On the other hand, some DV teachers are optimistic about the Gemini rollout, particularly in the Social Studies department. Jeffrey Vangene, who teaches US History and World Geography, is intrigued by the research and educational possibilities. He compared the development of Gemini to the advent of search engines, joking that he was about to “seriously date” himself.
“I remember when I was in high school in 1998, 1999 when Google was created,” Vangene said. “Teachers freaked out, and thought we were going to Google every answer, and that learning was going to totally cease and stop to exist. And it didn’t. Did it make research a lot easier? Yes. Did it make our lives a whole lot easier in certain ways? Absolutely. And it only got better and better.”
Vangene has used other AI tools in the past for class assignments; for example, he had a chatbot simulate historical figures for his students to interact with. In his opinion, the large number of projects in a history course lend themselves to AI benefitting learning, although he wouldn’t permit it for writing assignments.
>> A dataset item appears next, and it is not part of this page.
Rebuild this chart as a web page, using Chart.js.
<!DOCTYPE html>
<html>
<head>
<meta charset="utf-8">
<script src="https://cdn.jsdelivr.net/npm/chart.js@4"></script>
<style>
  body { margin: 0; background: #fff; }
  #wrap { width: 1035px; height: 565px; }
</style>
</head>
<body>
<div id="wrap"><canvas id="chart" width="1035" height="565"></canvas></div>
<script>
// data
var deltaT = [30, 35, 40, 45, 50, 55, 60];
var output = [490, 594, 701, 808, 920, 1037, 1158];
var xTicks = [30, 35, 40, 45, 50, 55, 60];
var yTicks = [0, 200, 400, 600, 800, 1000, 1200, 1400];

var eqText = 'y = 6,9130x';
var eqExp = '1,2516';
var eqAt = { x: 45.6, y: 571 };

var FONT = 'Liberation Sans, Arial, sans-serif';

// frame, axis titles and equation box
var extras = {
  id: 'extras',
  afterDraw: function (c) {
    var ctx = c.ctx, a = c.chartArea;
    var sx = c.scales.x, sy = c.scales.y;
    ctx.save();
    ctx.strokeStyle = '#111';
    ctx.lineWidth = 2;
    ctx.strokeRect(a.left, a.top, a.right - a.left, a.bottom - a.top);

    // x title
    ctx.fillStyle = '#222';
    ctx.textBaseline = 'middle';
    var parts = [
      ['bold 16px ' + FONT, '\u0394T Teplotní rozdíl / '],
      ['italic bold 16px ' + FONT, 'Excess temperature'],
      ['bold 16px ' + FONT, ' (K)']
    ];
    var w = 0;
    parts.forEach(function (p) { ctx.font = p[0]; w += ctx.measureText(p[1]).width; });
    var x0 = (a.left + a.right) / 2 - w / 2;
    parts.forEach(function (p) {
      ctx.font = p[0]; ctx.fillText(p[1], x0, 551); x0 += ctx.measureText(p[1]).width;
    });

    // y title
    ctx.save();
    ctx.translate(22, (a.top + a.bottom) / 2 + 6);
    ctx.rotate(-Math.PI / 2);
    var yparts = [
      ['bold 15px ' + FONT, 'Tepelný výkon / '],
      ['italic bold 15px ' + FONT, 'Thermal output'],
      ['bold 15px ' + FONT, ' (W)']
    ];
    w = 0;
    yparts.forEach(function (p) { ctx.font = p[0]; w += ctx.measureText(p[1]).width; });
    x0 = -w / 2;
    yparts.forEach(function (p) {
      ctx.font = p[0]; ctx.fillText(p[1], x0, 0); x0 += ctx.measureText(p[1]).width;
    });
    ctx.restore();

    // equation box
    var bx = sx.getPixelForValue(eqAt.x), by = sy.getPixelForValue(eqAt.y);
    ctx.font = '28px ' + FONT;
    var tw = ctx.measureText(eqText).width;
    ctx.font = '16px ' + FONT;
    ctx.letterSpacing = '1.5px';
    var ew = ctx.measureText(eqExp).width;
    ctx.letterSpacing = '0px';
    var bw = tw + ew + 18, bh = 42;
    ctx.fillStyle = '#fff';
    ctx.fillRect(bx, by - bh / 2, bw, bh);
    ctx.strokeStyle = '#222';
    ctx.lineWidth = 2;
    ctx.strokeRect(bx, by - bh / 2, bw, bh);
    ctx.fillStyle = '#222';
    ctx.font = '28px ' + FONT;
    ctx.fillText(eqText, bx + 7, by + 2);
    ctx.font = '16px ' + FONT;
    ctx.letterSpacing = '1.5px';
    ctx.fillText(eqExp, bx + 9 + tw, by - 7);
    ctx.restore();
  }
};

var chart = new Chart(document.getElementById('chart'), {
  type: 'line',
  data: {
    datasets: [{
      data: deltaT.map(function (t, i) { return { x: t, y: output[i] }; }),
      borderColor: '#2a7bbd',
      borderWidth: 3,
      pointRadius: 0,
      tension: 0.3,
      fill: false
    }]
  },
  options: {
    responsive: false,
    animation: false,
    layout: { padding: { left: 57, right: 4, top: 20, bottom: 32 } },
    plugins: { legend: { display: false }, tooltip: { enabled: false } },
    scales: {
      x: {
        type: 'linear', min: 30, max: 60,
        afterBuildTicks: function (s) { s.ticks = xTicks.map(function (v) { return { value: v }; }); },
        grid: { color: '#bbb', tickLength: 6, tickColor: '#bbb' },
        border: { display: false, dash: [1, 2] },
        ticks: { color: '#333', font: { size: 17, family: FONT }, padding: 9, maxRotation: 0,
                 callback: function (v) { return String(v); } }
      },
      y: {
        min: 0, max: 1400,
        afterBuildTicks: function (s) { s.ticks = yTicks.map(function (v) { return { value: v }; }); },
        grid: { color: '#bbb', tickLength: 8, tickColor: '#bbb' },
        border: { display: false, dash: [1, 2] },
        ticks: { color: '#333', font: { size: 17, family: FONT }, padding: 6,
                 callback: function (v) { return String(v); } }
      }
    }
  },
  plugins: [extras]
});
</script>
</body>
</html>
“One of the things about the social science classes is that we can do a lot of projects as assessments,” he said. “We do writing, and writing essays is part of history, but we have different ways to assess your learning, because it can be more creative-based. I do feel that we can use AI in that way to still make it so that your finished product’s going to be different, but AI helped you get there.”
On the contrary, many DV teachers are hesitant about the technology, especially English teachers. According to Worley, the DV English department wrote an open letter to the district against the use of AI in classrooms last year, which they all signed. To protect academic integrity and prevent students from fabricating their essays, they’re considering reducing homework and making in-class writing assignments paper and pencil only. Worley has already made his Sci-Fi class’s major research paper project on paper, the first year he has done so.
“This year, the English department is pretty unanimous in not wanting students to use AI for any English things,” Worley said about writing assignments, “because for some subjects, the vehicle of the content knowledge is an essay. But since for English the writing is the point, that is something that is not really changeable or malleable in that sense, and so we’re pretty unanimous on that [AI] not having a place.”
And how DV students feel about Gemini and AI and general? For their teachers, it can be hard to gauge. English 11 and Sci-Fi teacher Michael Morelli, who has had to hand out zeroes in the past for AI plagiarism, said excitement and fear tend to coexist.
“I hear a lot of people talking about the potential good, and I’ve seen students write about potential good things regarding AI in the future, but I also hear a lot of fears about AI,” Morelli said. “Students more than ever are talking about ‘Man, I wish the job market felt more safe from AI’, ‘I wish my chances at college weren’t so slim that I feel like I need AI’. It’s just this looming presence in a lot of students’ minds.”